Mr Tricks spoke of a generation that believed technology could eliminate risk. There were no back-up generators, and maps ignored the fact there was a huge tsunami 400 years ago in the area. In the village they had a sea wall that was only as good as the last tsunami. “At the end of the day you have to mitigate and manage risk, you cannot eliminate it altogether.”
In fact, he continued, a sea wall breaks the link between the community and the sea.
For young families who were evacuated, the idea of going back was more and more remote, and the children liked being in the city that was now home. This means that reconstruction is about catering to the wishes of the elderly, said Mr Tricks. He urged that more money be allocated for the elderly to put them in retirement communities and teach them new life skills. Spending in the five-year programme initiated and funded by the central government Reconstruction Agency had been “uncoordinated, ” he said.
Hiroshi Suzuki , chief project manager of the Nuclear Safety Research Division (Reconstruction and Revival Group) at Mitsubishi Research, said one of the future challenges would be treatment of the huge volume of waste collected after decontamination. Some 20m cu m of waste had to go for intermediate processing. Development of technology was needed to separate radioactive cesium released from the plant. As to rehabilitation, even now there was an area near the nuclear plant where people cannot live. He called for measures to encourage local residents to be self-motivating.
Mr Suzuki, who between 1998 and 2002 led the secretariat of the committee of Japanese utilities for the International Maritime Organization and the transport safety standards committee at the International Atomic Energy Agency, has been engaged as a radioactive materials expert since the accident at the power plant. He is helping orchestrate off-site response, including numerous waste reduction projects across Fukushima prefecture.

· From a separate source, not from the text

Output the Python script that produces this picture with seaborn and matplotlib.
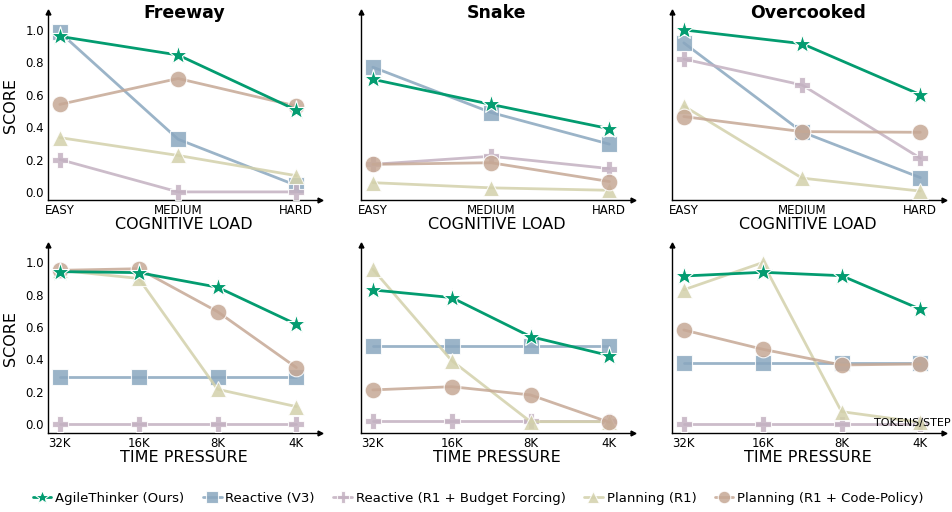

Dr Yuji Genda, professor at the Institute of Social Science at the University of Tokyo, said that the evacuation of many people far from home discouraged them from returning to employment. Despite the general shortage of labour in Japan caused by the ageing of the population, many of the displaced people remained unemployed. “We need to give more thought to this kind of evacuation to unfamiliar areas, ” he said.

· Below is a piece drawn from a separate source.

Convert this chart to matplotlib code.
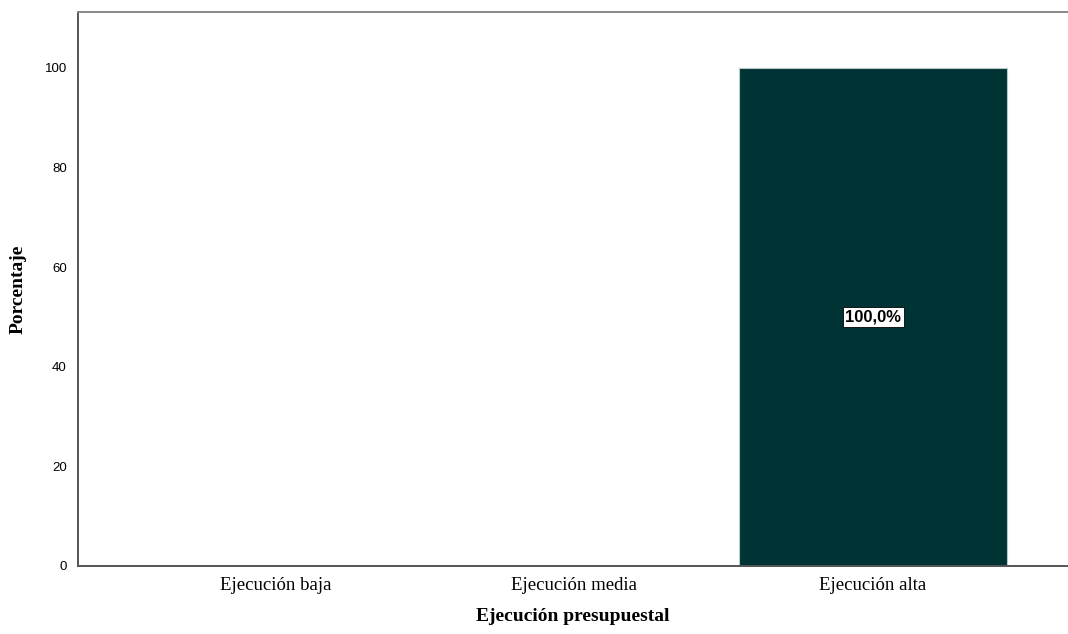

Many people of Minamata [where in the 1950s residents suffered organic mercury poisoning caused by consuming fish contaminated by mercury discharged by a chemical factory] had shown sympathy for people forced out by the Fukushima crisis and assisted in their “re-mooring” with communication and continuing dialogue among citizens. Dr Genda spoke of the importance of building trust and said here should be a system of neighbourhood associations.
A member of the audience expressed the view that there had been an impressive pace of disaster recovery, with Fukushima prefecture seeing developments in robotics, welcoming artists and placing emphasis on gastronomy. “There is even a plan to make the prefecture self-sufficient in renewable energy, ” he said.

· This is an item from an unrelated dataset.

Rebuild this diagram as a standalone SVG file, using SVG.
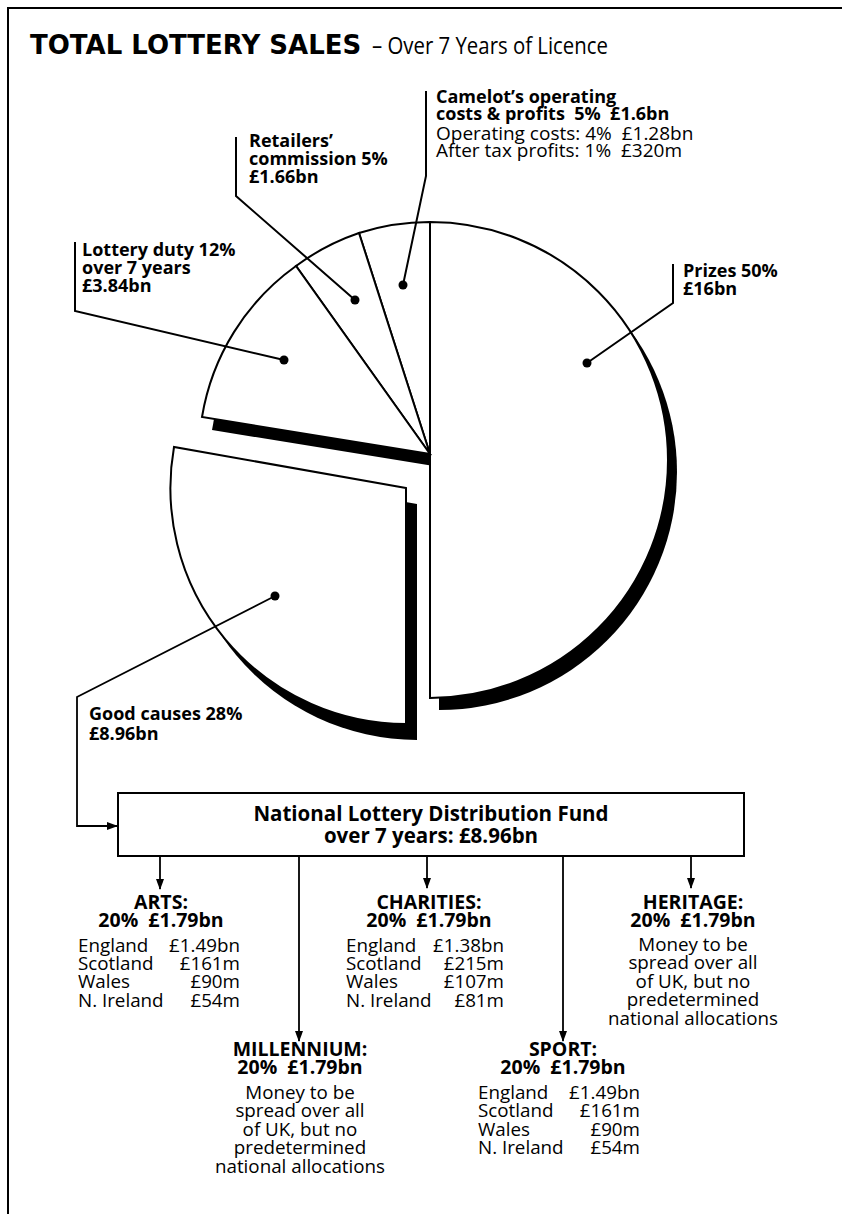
<svg xmlns="http://www.w3.org/2000/svg" width="842" height="1214" viewBox="0 0 842 1214">
  <defs>
    <style>
      text { font-family: "Open Sans", "Noto Sans", "Liberation Sans", sans-serif; fill: #000; }
      .title-b { font-family: "DejaVu Sans", "Open Sans", sans-serif; font-size: 26px; font-weight: 700; }
      .title-r { font-size: 24px; font-weight: 400; }
      .lbl { font-size: 18px; font-weight: 700; }
      .lbl-r { font-size: 19px; font-weight: 400; }
      .slice { fill: #fff; stroke: #000; stroke-width: 2; stroke-linejoin: miter; }
      .shadow { fill: #000; }
      .lead { fill: none; stroke: #000; stroke-width: 2; }
      .conn { fill: none; stroke: #000; stroke-width: 1.8; }
      .dot { fill: #000; }
      .box { fill: #fff; stroke: #000; stroke-width: 2; }
      .boxtxt { font-size: 20.5px; font-weight: 700; text-anchor: middle; }
      .hd { font-size: 19.5px; font-weight: 700; text-anchor: middle; }
      .body { font-size: 18.8px; }
      .mid { text-anchor: middle; }
      .end { text-anchor: end; }
    </style>
    <marker id="arrow" markerWidth="11" markerHeight="10" refX="10" refY="5" orient="auto" markerUnits="userSpaceOnUse">
      <path d="M0,1 L11,5 L0,9 Z" fill="#000"/>
    </marker>
  </defs>

  <rect x="0" y="0" width="842" height="1214" fill="#fff"/>

  <!-- panel frame -->
  <path d="M8,1214 V8 H842" fill="none" stroke="#000" stroke-width="2"/>

  <!-- title -->
  <g id="title">
    <text class="title-b" x="30" y="54">TOTAL LOTTERY SALES</text>
    <text class="title-r" x="372" y="54" textLength="236" lengthAdjust="spacingAndGlyphs">– Over 7 Years of Licence</text>
  </g>

  <!-- drop shadows under the pie pieces -->
  <g id="shadows">
    <path class="shadow" transform="translate(9,12)" d="M430,460 L430,222 A238,238 0 0 1 430,698 Z"/>
    <path class="shadow" transform="translate(10,13)" d="M430,454 L430,222 A232,232 0 0 0 202,417 Z"/>
    <path class="shadow" transform="translate(11,16)" d="M406,488 L174,447 A236,236 0 0 0 406,724 Z"/>
  </g>

  <!-- pie slices -->
  <g id="prizes">
    <path class="slice" d="M430,460 L430,222 A238,238 0 0 1 430,698 Z"/>
    <text class="lbl" x="683" y="277">Prizes 50%</text>
    <text class="lbl" x="683" y="295">£16bn</text>
  </g>

  <g id="camelot">
    <path class="slice" d="M430,454 L430,222 A232,232 0 0 0 359,233 Z"/>
    <text class="lbl" x="436" y="103">Camelot’s operating</text>
    <text class="lbl" x="436" y="120">costs &amp; profits&#160; 5%&#160; £1.6bn</text>
    <text class="lbl-r" x="436" y="140">Operating costs: 4%&#160; £1.28bn</text>
    <text class="lbl-r" x="436" y="157">After tax profits: 1%&#160; £320m</text>
  </g>

  <g id="retailers">
    <path class="slice" d="M430,454 L359,233 A232,232 0 0 0 296,266 Z"/>
    <text class="lbl" x="249" y="147">Retailers’</text>
    <text class="lbl" x="249" y="165">commission 5%</text>
    <text class="lbl" x="249" y="183">£1.66bn</text>
  </g>

  <g id="duty">
    <path class="slice" d="M430,454 L296,266 A232,232 0 0 0 202,417 Z"/>
    <text class="lbl" x="82" y="256">Lottery duty 12%</text>
    <text class="lbl" x="82" y="274">over 7 years</text>
    <text class="lbl" x="82" y="292">£3.84bn</text>
  </g>

  <g id="good-causes">
    <path class="slice" d="M406,488 L174,447 A236,236 0 0 0 406,724 Z"/>
    <text class="lbl" x="89" y="720">Good causes 28%</text>
    <text class="lbl" x="89" y="740">£8.96bn</text>
  </g>

  <!-- fund box -->
  <g id="fund">
    <rect class="box" x="118" y="793" width="626" height="63"/>
    <text class="boxtxt" x="431" y="821">National Lottery Distribution Fund</text>
    <text class="boxtxt" x="431" y="843">over 7 years: £8.96bn</text>
  </g>

  <!-- distribution blocks -->
  <g id="arts">
    <text class="hd" x="161" y="909">ARTS:</text>
    <text class="hd" x="161" y="927">20%&#160; £1.79bn</text>
    <text class="body" x="78" y="952">England</text><text class="body end" x="240" y="952">£1.49bn</text>
    <text class="body" x="78" y="970">Scotland</text><text class="body end" x="240" y="970">£161m</text>
    <text class="body" x="78" y="988">Wales</text><text class="body end" x="240" y="988">£90m</text>
    <text class="body" x="78" y="1007">N. Ireland</text><text class="body end" x="240" y="1007">£54m</text>
  </g>

  <g id="charities">
    <text class="hd" x="429" y="909">CHARITIES:</text>
    <text class="hd" x="429" y="927">20%&#160; £1.79bn</text>
    <text class="body" x="346" y="952">England</text><text class="body end" x="504" y="952">£1.38bn</text>
    <text class="body" x="346" y="970">Scotland</text><text class="body end" x="504" y="970">£215m</text>
    <text class="body" x="346" y="988">Wales</text><text class="body end" x="504" y="988">£107m</text>
    <text class="body" x="346" y="1007">N. Ireland</text><text class="body end" x="504" y="1007">£81m</text>
  </g>

  <g id="heritage">
    <text class="hd" x="693" y="909">HERITAGE:</text>
    <text class="hd" x="693" y="927">20%&#160; £1.79bn</text>
    <text class="body mid" x="693" y="951">Money to be</text>
    <text class="body mid" x="693" y="969">spread over all</text>
    <text class="body mid" x="693" y="988">of UK, but no</text>
    <text class="body mid" x="693" y="1006">predetermined</text>
    <text class="body mid" x="693" y="1025">national allocations</text>
  </g>

  <g id="millennium">
    <text class="hd" x="300" y="1056">MILLENNIUM:</text>
    <text class="hd" x="300" y="1074">20%&#160; £1.79bn</text>
    <text class="body mid" x="300" y="1099">Money to be</text>
    <text class="body mid" x="300" y="1117">spread over all</text>
    <text class="body mid" x="300" y="1136">of UK, but no</text>
    <text class="body mid" x="300" y="1154">predetermined</text>
    <text class="body mid" x="300" y="1173">national allocations</text>
  </g>

  <g id="sport">
    <text class="hd" x="563" y="1056">SPORT:</text>
    <text class="hd" x="563" y="1074">20%&#160; £1.79bn</text>
    <text class="body" x="478" y="1099">England</text><text class="body end" x="640" y="1099">£1.49bn</text>
    <text class="body" x="478" y="1117">Scotland</text><text class="body end" x="640" y="1117">£161m</text>
    <text class="body" x="478" y="1136">Wales</text><text class="body end" x="640" y="1136">£90m</text>
    <text class="body" x="478" y="1154">N. Ireland</text><text class="body end" x="640" y="1154">£54m</text>
  </g>

  <!-- leader lines and flow connectors -->
  <g id="connectors">
    <polyline class="lead" points="426,91 426,176 403,285"/>
    <circle class="dot" cx="403" cy="285" r="4.5"/>
    <polyline class="lead" points="236,137 236,196 355,300"/>
    <circle class="dot" cx="355" cy="300" r="4.5"/>
    <polyline class="lead" points="75,242 75,311 284,360"/>
    <circle class="dot" cx="284" cy="360" r="4.5"/>
    <polyline class="lead" points="673,264 673,303 587,363"/>
    <circle class="dot" cx="587" cy="363" r="4.5"/>
    <circle class="dot" cx="275" cy="596" r="4.5"/>
    <polyline class="conn" points="275,596 77,697 77,826 117,826" marker-end="url(#arrow)"/>
    <line class="conn" x1="160" y1="856" x2="160" y2="889" marker-end="url(#arrow)"/>
    <line class="conn" x1="299" y1="856" x2="299" y2="1041" marker-end="url(#arrow)"/>
    <line class="conn" x1="427" y1="856" x2="427" y2="888" marker-end="url(#arrow)"/>
    <line class="conn" x1="563" y1="856" x2="563" y2="1041" marker-end="url(#arrow)"/>
    <line class="conn" x1="691" y1="856" x2="691" y2="888" marker-end="url(#arrow)"/>
  </g>
</svg>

Mr Tricks said that only half the public housing needed had been achieved, and Jason James, director general of the Daiwa Anglo-Japanese Foundation, added: “There does some to be frustration in the area that things are taking so long. People are fed up with being in temporary accommodation.”
Professor Philip Thomas of Bristol University criticised the decision to evacuate 160, 000 people from their homes, saying that research suggested “that was not necessary for any of them.”